Black and Yellow Wax

Black and yellow waxes are thick crude oils with a higher paraffinic content than most crude oils found in North America. These waxy crudes are viscous and have a high pour point, which means they become semi-solid at lower temperatures.

The process for refining waxy crudes presents some challenges. Although black wax is well suited for making gasoline, lubricants, and diesel fuel, refining must occur close to the source, because waxy crudes solidify quickly. Currently, black and yellow crudes must be heated in the field and transported in insulated trucks, although producers are currently exploring options for transporting this oil by rail or through pipelines.

Waxy Crudes in Utah

The Uintah Basin in eastern Utah contains significant black and yellow wax crude oil reserves.

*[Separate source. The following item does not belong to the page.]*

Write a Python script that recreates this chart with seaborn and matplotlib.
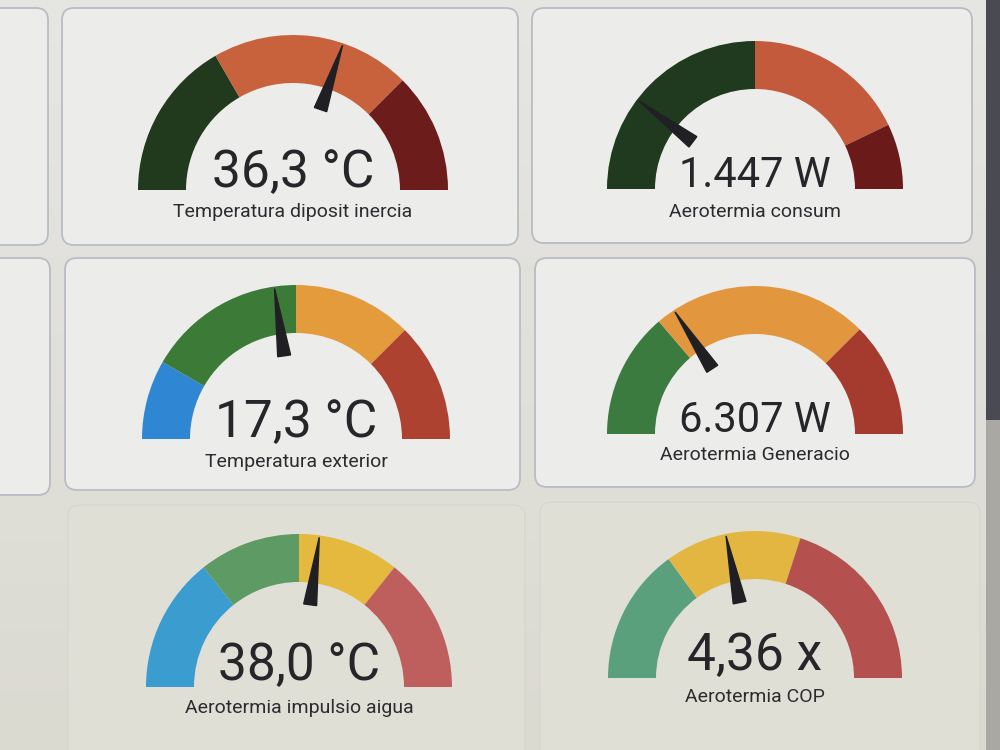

Salt Lake refineries can purchase these waxy crudes at a discount since they are located relatively close to the Basin, reducing the transport distance. Advancements in technology now make it possible for local refineries to process black and yellow wax in Fluid Catalytic Cracking Units (FCCUs), which break the wax’s large molecules into smaller ones that can be transported more easily through pipelines. As a result, refining heavy crudes has become more economically attractive.

A 10-year agreement between Holly and Newfield Exploration to deliver 20,000 barrels per day (bpd) to the refinery will provide Holly with a consistent supply of waxy crudes beginning in 2014. Holly also hopes to capitalize on the increased market for its petroleum products in Cedar City and Las Vegas resulting from the recent startup of the UNEV oil pipeline.

The Utah legislature passed a concurrent resolution during its 2012 session that encouraged the development of new technologies and facilities to enhance both the production and value of Uinta black wax. This resolution reaffirmed Utah government support for increases in waxy crude production and refining in the state.